In a report to the Telecom Commission, the DoT committee admits spectrum trading finds place in the National Telecom Policy (2012) but doubts if this is the time to effect this. It fears some unintended consequences and suggests a more holistic view. The committee has suggested that prior to an in-principle approval, Trai be requested for a detailed recommendation on the issue. To date, the government auctions only right-to-usage of spectrum and the legal framework under which it can be treated as transferable and tradable in whole or part needs to be prepared. According to the report, conformity of such a framework with the Supreme Court order in the 2G spectrum allocation case and the Presidential Reference on the issue is also required.
And, it says, there is a need for assessment of market sale of spectrum. This exercise would assume more importance in merger and acquisition (M&A) cases, for assessment of the fair value of spectrum, where the entire business might be taken over as a going concern along with the spectrum, without separate determination of the price. It should also have provisions to curb fly-by-night operators entering for only trading benefits. There should be corrective provisions for situations where the auction price varies substantially from the traded values, the report says. Besides, there is a need to link the trading policy with the exit policy or surrender of licence, it added.
Last month, DoT had sought Trai’s views on the conditions and timing for allowing trading of what was got through auction, the quantity for trading by an operator, revenue payable and the legal, regulatory and technical framework.
The GSM telecom lobby, the Cellular Operators Association of India, had also requested DoT to allow spectrum trading as part of the coming M&A policy for the industry.
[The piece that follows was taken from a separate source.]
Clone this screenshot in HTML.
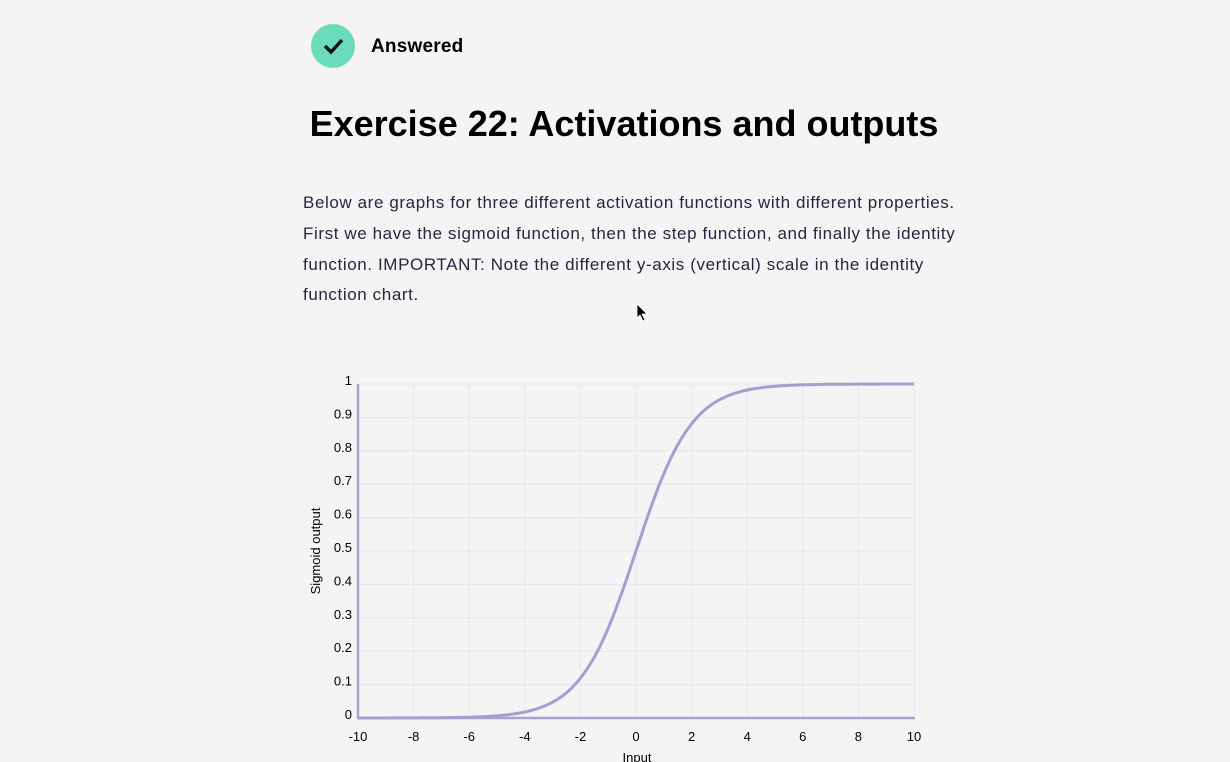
<!DOCTYPE html>
<html><head><meta charset="utf-8"><style>
body{margin:0;width:1230px;height:762px;background:#f5f3f4;overflow:hidden;font-family:"Liberation Sans",sans-serif;color:#000;position:relative}
.chk{position:absolute;left:311px;top:24px;width:44px;height:44px;border-radius:50%;background:#6bdcb9}
.ans{position:absolute;left:371px;top:36px;font-weight:bold;font-size:19px;letter-spacing:0.2px}
h1{position:absolute;left:0;width:1248px;text-align:center;top:103px;margin:0;font-size:36px;font-weight:bold}
p{position:absolute;left:303px;top:188px;width:662px;margin:0;font-size:17px;line-height:30.8px;color:#29253f;letter-spacing:0.6px}
svg{position:absolute;left:0;top:0}
</style></head><body>
<div class="chk"><svg width="44" height="44" style="position:absolute;left:0;top:0"><path d="M14 22 L20 28 L31 16" stroke="#111" stroke-width="3.5" fill="none"/></svg></div>
<div class="ans">Answered</div>
<h1>Exercise 22: Activations and outputs</h1>
<p>Below are graphs for three different activation functions with different properties. First we have the sigmoid function, then the step function, and finally the identity function. IMPORTANT: Note the different y-axis (vertical) scale in the identity function chart.</p>
<svg width="1230" height="762" id="c" font-family="Liberation Sans, sans-serif" font-size="13"></svg>
<script>
var s=document.getElementById('c'),h='';
var X=function(v){return 358+(v+10)*27.8},Y=function(v){return 718-v*334};
for(var i=-8;i<=10;i+=2)h+='<line x1="'+X(i)+'" y1="384" x2="'+X(i)+'" y2="718" stroke="#e8e5ee" stroke-width="1"/>';
for(var j=1;j<=10;j++)h+='<line x1="358" y1="'+Y(j/10)+'" x2="914" y2="'+Y(j/10)+'" stroke="#e8e5ee" stroke-width="1"/>';
for(var j=0;j<=10;j++){var t=j==0?'0':j==10?'1':'0.'+j;h+='<text x="352" y="'+(Y(j/10)+1)+'" text-anchor="end">'+t+'</text>';}
for(var i=-10;i<=10;i+=2)h+='<text x="'+X(i)+'" y="741" text-anchor="middle">'+i+'</text>';
h+='<line x1="358" y1="384" x2="358" y2="719" stroke="#a7a3d3" stroke-width="2.5"/>';
h+='<line x1="357" y1="718" x2="915" y2="718" stroke="#a7a3d3" stroke-width="2.5"/>';
var d='';for(var k=0;k<=200;k++){var x=-10+k*0.1,y=1/(1+Math.exp(-x));d+=(k?'L':'M')+X(x).toFixed(1)+' '+Y(y).toFixed(1);}
h+='<path d="'+d+'" fill="none" stroke="#a39fd0" stroke-width="3"/>';
h+='<text x="637" y="762" text-anchor="middle">Input</text>';
h+='<text transform="translate(320,551) rotate(-90)" text-anchor="middle">Sigmoid output</text>';
h+='<path d="M637 304 L637 318 L640 315 L643 321 L645 320 L642 314 L647 314 Z" fill="#000" stroke="#fff" stroke-width="0.8"/>';
s.innerHTML=h;
</script>
</body></html>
It had asked that trading transactions be subject to the spectrum cap of 25 per cent of the total commercial spectrum assigned. Besides, the association has said, sharing should also be allowed as spectrum is technology-neutral.
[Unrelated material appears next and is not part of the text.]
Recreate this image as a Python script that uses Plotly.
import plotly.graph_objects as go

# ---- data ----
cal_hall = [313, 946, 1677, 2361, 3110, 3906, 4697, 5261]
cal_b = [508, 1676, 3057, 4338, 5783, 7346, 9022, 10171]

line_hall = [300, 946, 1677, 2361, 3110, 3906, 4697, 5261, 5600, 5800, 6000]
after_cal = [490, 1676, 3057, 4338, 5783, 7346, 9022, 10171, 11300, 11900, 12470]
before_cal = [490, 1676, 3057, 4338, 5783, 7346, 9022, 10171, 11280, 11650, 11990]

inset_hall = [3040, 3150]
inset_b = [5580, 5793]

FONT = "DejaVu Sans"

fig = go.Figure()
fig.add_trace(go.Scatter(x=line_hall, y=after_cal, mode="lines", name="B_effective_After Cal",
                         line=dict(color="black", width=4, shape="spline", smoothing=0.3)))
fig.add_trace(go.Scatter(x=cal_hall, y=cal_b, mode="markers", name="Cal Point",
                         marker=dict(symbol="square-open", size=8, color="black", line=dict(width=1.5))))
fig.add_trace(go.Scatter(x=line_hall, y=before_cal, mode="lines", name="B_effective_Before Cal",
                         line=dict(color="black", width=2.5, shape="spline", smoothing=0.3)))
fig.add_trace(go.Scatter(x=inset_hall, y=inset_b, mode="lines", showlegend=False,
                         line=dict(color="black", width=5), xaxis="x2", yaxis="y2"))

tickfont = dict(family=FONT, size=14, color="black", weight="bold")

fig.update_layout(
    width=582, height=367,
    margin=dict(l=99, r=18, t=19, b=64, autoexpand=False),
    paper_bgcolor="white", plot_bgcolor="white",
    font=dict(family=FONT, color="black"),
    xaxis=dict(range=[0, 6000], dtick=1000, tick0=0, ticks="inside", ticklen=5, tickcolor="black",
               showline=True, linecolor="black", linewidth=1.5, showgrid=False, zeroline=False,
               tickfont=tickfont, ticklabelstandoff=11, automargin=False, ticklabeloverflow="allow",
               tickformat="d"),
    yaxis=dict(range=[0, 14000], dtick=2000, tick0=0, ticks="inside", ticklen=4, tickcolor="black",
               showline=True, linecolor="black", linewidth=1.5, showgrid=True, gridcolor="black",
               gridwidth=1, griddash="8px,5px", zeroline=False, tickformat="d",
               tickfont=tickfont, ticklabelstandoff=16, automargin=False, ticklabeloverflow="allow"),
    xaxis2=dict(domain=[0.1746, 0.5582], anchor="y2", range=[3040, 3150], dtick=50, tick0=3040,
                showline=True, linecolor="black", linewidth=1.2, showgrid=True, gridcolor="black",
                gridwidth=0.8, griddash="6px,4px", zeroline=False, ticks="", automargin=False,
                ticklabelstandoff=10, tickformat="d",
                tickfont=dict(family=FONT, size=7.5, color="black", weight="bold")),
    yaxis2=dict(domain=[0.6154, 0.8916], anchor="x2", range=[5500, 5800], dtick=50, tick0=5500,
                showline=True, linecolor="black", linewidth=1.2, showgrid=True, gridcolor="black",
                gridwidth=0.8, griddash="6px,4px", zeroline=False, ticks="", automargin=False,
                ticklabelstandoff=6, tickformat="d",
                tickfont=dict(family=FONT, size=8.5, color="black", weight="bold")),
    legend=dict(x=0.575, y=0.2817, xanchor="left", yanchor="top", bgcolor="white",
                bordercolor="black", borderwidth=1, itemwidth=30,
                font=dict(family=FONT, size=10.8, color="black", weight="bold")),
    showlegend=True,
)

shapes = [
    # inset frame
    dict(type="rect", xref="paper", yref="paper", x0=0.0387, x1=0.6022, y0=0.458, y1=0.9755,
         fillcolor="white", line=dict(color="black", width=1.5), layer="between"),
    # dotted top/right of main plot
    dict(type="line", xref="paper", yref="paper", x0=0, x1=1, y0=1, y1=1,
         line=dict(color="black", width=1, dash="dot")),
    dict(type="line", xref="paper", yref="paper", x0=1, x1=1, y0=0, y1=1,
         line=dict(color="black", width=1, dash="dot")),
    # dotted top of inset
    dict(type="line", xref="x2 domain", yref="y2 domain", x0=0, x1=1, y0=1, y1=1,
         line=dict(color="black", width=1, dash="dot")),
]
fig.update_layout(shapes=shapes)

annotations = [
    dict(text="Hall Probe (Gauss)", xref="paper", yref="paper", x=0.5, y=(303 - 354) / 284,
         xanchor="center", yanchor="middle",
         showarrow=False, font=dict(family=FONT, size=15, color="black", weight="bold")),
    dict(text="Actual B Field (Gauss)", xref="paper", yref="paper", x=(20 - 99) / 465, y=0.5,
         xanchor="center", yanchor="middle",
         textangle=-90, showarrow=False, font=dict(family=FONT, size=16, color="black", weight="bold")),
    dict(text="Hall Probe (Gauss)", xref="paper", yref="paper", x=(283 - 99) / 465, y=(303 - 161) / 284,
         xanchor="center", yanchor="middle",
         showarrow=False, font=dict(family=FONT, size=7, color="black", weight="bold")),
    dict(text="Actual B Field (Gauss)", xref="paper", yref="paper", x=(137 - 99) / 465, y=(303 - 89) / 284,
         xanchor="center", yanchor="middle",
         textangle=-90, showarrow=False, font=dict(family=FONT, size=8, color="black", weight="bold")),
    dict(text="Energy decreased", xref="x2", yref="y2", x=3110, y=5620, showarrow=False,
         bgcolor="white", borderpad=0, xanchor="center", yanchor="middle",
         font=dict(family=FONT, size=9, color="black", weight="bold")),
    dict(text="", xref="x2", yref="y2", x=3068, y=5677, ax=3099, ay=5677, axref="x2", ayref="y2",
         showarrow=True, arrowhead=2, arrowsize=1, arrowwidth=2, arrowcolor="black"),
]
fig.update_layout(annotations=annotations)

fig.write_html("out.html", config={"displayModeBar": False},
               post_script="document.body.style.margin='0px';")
DoT sought Trai’s views after Montek Singh Ahluwalia, deputy chairman of the Planning Commission, made a strong recommendation in a letter to communications and information technology minister Kapil Sibal to allow trading of spectrum. He’d said the matter could be discussed by the Empowered Group of Ministers (EGoM) on telecom, headed by Finance Minister P Chidambaram. The matter was then discussed at the EGoM meeting on June 26.
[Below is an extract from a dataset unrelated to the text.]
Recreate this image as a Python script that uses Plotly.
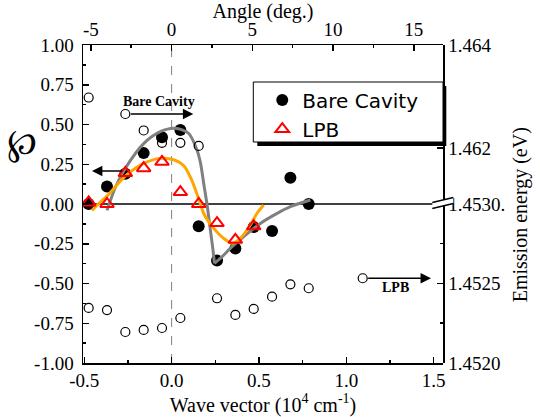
import plotly.graph_objects as go

# ---------------- data ----------------
# polarization degree (left axis) vs wave vector (10^4 cm^-1)
k_bare = [-0.475, -0.37, -0.265, -0.16, -0.055, 0.05, 0.155, 0.26, 0.365, 0.47, 0.575, 0.68, 0.785]
p_bare = [0.0, 0.11, 0.19, 0.32, 0.42, 0.465, -0.14, -0.355, -0.28, -0.145, -0.17, 0.165, 0.0]

k_lpb = [-0.475, -0.37, -0.265, -0.16, -0.055, 0.05, 0.155, 0.26, 0.365, 0.47]
p_lpb = [0.01, 0.0, 0.195, 0.225, 0.265, 0.075, 0.0, -0.12, -0.225, -0.14]

# fitted curves
gray_fall_k = [-0.37, -0.32, -0.265, -0.16, -0.065, 0.02, 0.097, 0.145, 0.165, 0.185, 0.205, 0.222, 0.237, 0.245]
gray_fall_p = [-0.04, 0.11, 0.225, 0.38, 0.455, 0.476, 0.445, 0.34, 0.26, 0.12, -0.02, -0.164, -0.29, -0.373]
gray_rise_k = [0.245, 0.289, 0.346, 0.412, 0.508, 0.604, 0.68, 0.794]
gray_rise_p = [-0.373, -0.331, -0.268, -0.206, -0.122, -0.059, -0.017, 0.025]

orange_k = [-0.456, -0.42, -0.37, -0.265, -0.16, -0.065, 0.02, 0.07, 0.115, 0.165, 0.183,
            0.241, 0.298, 0.346, 0.393, 0.451, 0.489, 0.527]
orange_p = [-0.04, 0.0, 0.05, 0.175, 0.255, 0.287, 0.275, 0.24, 0.15, 0.0, -0.058,
            -0.153, -0.216, -0.247, -0.216, -0.132, -0.058, -0.006]

# emission energies (right axis, eV)
k_bare_E = [-0.475, -0.16, -0.055, 0.05, 0.155]
E_bare = [1.46298, 1.46234, 1.46210, 1.46210, 1.46204]
k_lpb_E = [-0.475, -0.37, -0.265, -0.16, -0.055, 0.05, 0.26, 0.365, 0.47, 0.575, 0.68, 0.785]
E_lpb = [1.452346, 1.452333, 1.452195, 1.452208, 1.452220, 1.452283, 1.452407, 1.452302,
         1.452340, 1.452417, 1.452495, 1.452470]

# axis-indicator arrows (tail marker, head)
bare_arrow_k = [-0.265, 0.124]
bare_arrow_E = 1.46266
lpb_arrow_k = [1.094, 1.485]
lpb_arrow_E = 1.452533
left_arrow_k = [-0.275, -0.456]
left_arrow_p = 0.2075

# tick labels
x_ticks = [-0.5, 0.0, 0.5, 1.0, 1.5]
x_ticktext = ["-0.5", "0.0", "0.5", "1.0", "1.5"]
ang_ticks = [-5, 0, 5, 10, 15]
ang_ticktext = ["-5", "0", "5", "10", "15"]
y_ticks = [-1.0, -0.75, -0.5, -0.25, 0.0, 0.25, 0.5, 0.75, 1.0]
y_ticktext = ["-1.00", "-0.75", "-0.50", "-0.25", "0.00", "0.25", "0.50", "0.75", "1.00"]
e_up_ticks = [1.462, 1.464]
e_up_ticktext = ["1.462", "1.464"]
e_lo_ticks = [1.4520, 1.4525, 1.4530]
e_lo_ticktext = ["1.4520", "1.4525", "1.4530."]

SERIF = "Liberation Serif"
SANS = "DejaVu Sans"
BREAK = 0.5126

fig = go.Figure()

open_marker = dict(symbol="circle-open", size=9, color="black", line=dict(width=1.2, color="black"))
# open circles: energies
fig.add_trace(go.Scatter(x=k_bare_E, y=E_bare, xaxis="x", yaxis="y3", mode="markers",
                         marker=open_marker, showlegend=False))
fig.add_trace(go.Scatter(x=k_lpb_E, y=E_lpb, xaxis="x", yaxis="y4", mode="markers",
                         marker=open_marker, showlegend=False))
fig.add_trace(go.Scatter(x=[bare_arrow_k[0]], y=[bare_arrow_E], xaxis="x", yaxis="y3", mode="markers",
                         marker=open_marker, showlegend=False))
fig.add_trace(go.Scatter(x=[lpb_arrow_k[0]], y=[lpb_arrow_E], xaxis="x", yaxis="y4", mode="markers",
                         marker=open_marker, showlegend=False))

# filled circles
fig.add_trace(go.Scatter(x=k_bare, y=p_bare, mode="markers", name="Bare Cavity",
                         marker=dict(symbol="circle", size=12, color="black")))

# fits
fig.add_trace(go.Scatter(x=gray_fall_k, y=gray_fall_p, mode="lines", showlegend=False,
                         line=dict(color="#808080", width=3, shape="spline", smoothing=0.8)))
fig.add_trace(go.Scatter(x=gray_rise_k, y=gray_rise_p, mode="lines", showlegend=False,
                         line=dict(color="#808080", width=3, shape="spline", smoothing=0.8)))
fig.add_trace(go.Scatter(x=orange_k, y=orange_p, mode="lines", showlegend=False,
                         line=dict(color="#FFA500", width=3, shape="spline", smoothing=0.8)))

# triangles
fig.add_trace(go.Scatter(x=k_lpb, y=p_lpb, mode="markers", name="LPB",
                         marker=dict(symbol="triangle-up-open", size=12, color="#FF0000",
                                     line=dict(width=2, color="#FF0000"))))

# dummy trace to activate the top (angle) axis
fig.add_trace(go.Scatter(x=[ang_ticks[0]], y=[0], xaxis="x2", yaxis="y", mode="markers",
                         marker=dict(opacity=0), showlegend=False, hoverinfo="skip"))

tickfont = dict(family=SERIF, size=19, color="black")
common = dict(showgrid=False, zeroline=False, showline=True, linecolor="black", linewidth=1.5,
              ticks="inside", ticklen=6, tickwidth=1.5, tickcolor="black", tickfont=tickfont,
              automargin=False)
minor_common = dict(ticks="inside", ticklen=3, tickwidth=1.5, tickcolor="black")

fig.update_layout(
    width=540, height=417,
    margin=dict(l=83, r=97, t=45, b=54),
    font=dict(family=SERIF, color="black"),
    paper_bgcolor="white", plot_bgcolor="rgba(0,0,0,0)",
    xaxis=dict(range=[-0.5074, 1.5538], tickvals=x_ticks, ticktext=x_ticktext, anchor="y",
               minor=dict(tickvals=[-0.25, 0.25, 0.75, 1.25], **minor_common),
               title=dict(text="Wave vector (10<sup>4</sup> cm<sup>-1</sup>)",
                          font=dict(family=SERIF, size=20, color="black"), standoff=0),
               **common),
    xaxis2=dict(range=[-5.486, 16.805], overlaying="x", side="top", anchor="y",
                tickvals=ang_ticks, ticktext=ang_ticktext,
                minor=dict(tickvals=[-2.5, 2.5, 7.5, 12.5], **minor_common),
                title=dict(text="Angle (deg.)", font=dict(family=SERIF, size=20, color="black"),
                           standoff=2),
                **common),
    yaxis=dict(range=[-1, 1], domain=[0, 1], tickvals=y_ticks, ticktext=y_ticktext, anchor="x",
               minor=dict(tickvals=[-0.875, -0.625, -0.375, -0.125, 0.125, 0.375, 0.625, 0.875],
                          **minor_common),
               ticklabelstandoff=4,
               **common),
    yaxis3=dict(range=[1.46099, 1.46400001], domain=[BREAK, 1], anchor="x", side="right",
                tickvals=e_up_ticks, ticktext=e_up_ticktext,
                minor=dict(tickvals=[1.463], **minor_common),
                **common),
    yaxis4=dict(range=[1.452, 1.453025], domain=[0, BREAK], anchor="x", side="right",
                tickvals=e_lo_ticks, ticktext=e_lo_ticktext,
                minor=dict(tickvals=[1.45225, 1.45275], **minor_common),
                **common),
    legend=dict(x=0.498, y=0.888, xanchor="left", yanchor="top", bgcolor="rgba(0,0,0,0)",
                borderwidth=0, font=dict(family=SANS, size=20, color="black")),
    hovermode=False,
)

def px2paper(px, py):
    return (px - 82.7) / 360.0, (363.0 - py) / 318.0

shapes = []
# dashed line at k = 0
shapes.append(dict(type="line", xref="x", yref="paper", x0=0, x1=0, y0=0, y1=1,
                   line=dict(color="#808080", width=1, dash="dash"), layer="below"))
# zero line
shapes.append(dict(type="line", xref="paper", yref="y", x0=0, x1=1, y0=0, y1=0,
                   line=dict(color="black", width=1.5), layer="below"))
# legend shadow and box
sx0, sy0 = px2paper(257, 146)
sx1, sy1 = px2paper(446, 86)
shapes.append(dict(type="rect", xref="paper", yref="paper", x0=sx0, x1=sx1, y0=sy0, y1=sy1,
                   fillcolor="black", line=dict(width=0)))
bx0, by0 = px2paper(253, 142)
bx1, by1 = px2paper(442.7, 82)
shapes.append(dict(type="rect", xref="paper", yref="paper", x0=bx0, x1=bx1, y0=by0, y1=by1,
                   fillcolor="white", line=dict(color="black", width=1)))
# axis break marks
a = px2paper(432, 202.5); b = px2paper(453, 197.5)
c = px2paper(453, 203.5); d = px2paper(432, 208.5)
shapes.append(dict(type="path", xref="paper", yref="paper",
                   path=f"M {a[0]},{a[1]} L {b[0]},{b[1]} L {c[0]},{c[1]} L {d[0]},{d[1]} Z",
                   fillcolor="white", line=dict(width=0)))
shapes.append(dict(type="line", xref="paper", yref="paper", x0=a[0], y0=a[1], x1=b[0], y1=b[1],
                   line=dict(color="black", width=1.5)))
shapes.append(dict(type="line", xref="paper", yref="paper", x0=d[0], y0=d[1], x1=c[0], y1=c[1],
                   line=dict(color="black", width=1.5)))
fig.update_layout(shapes=shapes)

ann = []
# arrows
ann.append(dict(x=bare_arrow_k[1], y=bare_arrow_E, xref="x", yref="y3",
                ax=bare_arrow_k[0], ay=bare_arrow_E, axref="x", ayref="y3", text="",
                showarrow=True, arrowhead=2, arrowsize=1.6, arrowwidth=1.3, arrowcolor="black",
                standoff=0, startstandoff=4))
ann.append(dict(x=lpb_arrow_k[1], y=lpb_arrow_E, xref="x", yref="y4",
                ax=lpb_arrow_k[0], ay=lpb_arrow_E, axref="x", ayref="y4", text="",
                showarrow=True, arrowhead=2, arrowsize=1.6, arrowwidth=1.3, arrowcolor="black",
                standoff=0, startstandoff=4))
ann.append(dict(x=left_arrow_k[1], y=left_arrow_p, xref="x", yref="y",
                ax=left_arrow_k[0], ay=left_arrow_p, axref="x", ayref="y", text="",
                showarrow=True, arrowhead=2, arrowsize=1.6, arrowwidth=1.3, arrowcolor="black",
                standoff=0))
tx, ty = px2paper(158.5, 101.7)
ann.append(dict(x=tx, y=ty, xref="paper", yref="paper", text="<b>Bare Cavity</b>", showarrow=False,
                font=dict(family=SERIF, size=14, color="black"), xanchor="center", yanchor="middle"))
tx, ty = px2paper(395, 287)
ann.append(dict(x=tx, y=ty, xref="paper", yref="paper", text="<b>LPB</b>", showarrow=False,
                font=dict(family=SERIF, size=14, color="black"), xanchor="center", yanchor="middle"))
# left axis symbol
tx, ty = px2paper(22, 142)
ann.append(dict(x=tx, y=ty, xref="paper", yref="paper", text="\u2118", showarrow=False,
                font=dict(family="DejaVu Serif", size=36, color="black"), xanchor="center", yanchor="middle"))
# right axis title
tx, ty = px2paper(520, 215)
ann.append(dict(x=tx, y=ty, xref="paper", yref="paper", text="Emission energy (eV)", showarrow=False,
                textangle=-90, font=dict(family=SERIF, size=20, color="black"),
                xanchor="center", yanchor="middle"))
fig.update_layout(annotations=ann)

fig.write_html("out.html", config={"displayModeBar": False, "staticPlot": True},
               post_script="document.body.style.margin='0px';")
Ahluwalia’s note says spectrum was earlier being auctioned on the basis of an administered price. If it is now done on a clearly stated basis, then it is tradable and any potential for gain through subsequent trading will be reflected in the auction price.
At present, spectrum trading is allowed in Australia, Canada, New Zealand and some European countries. On sharing of spectrum, the DoT committee has said Trai should reconsider this recommendation, too. Guidelines are to be finalised for the sharing of spectrum in accordance with the Trai suggestion on a spectrum management and licencing framework. However, the present recommendation for a flat spectrum usage charge would impact the previous recommendation, it felt.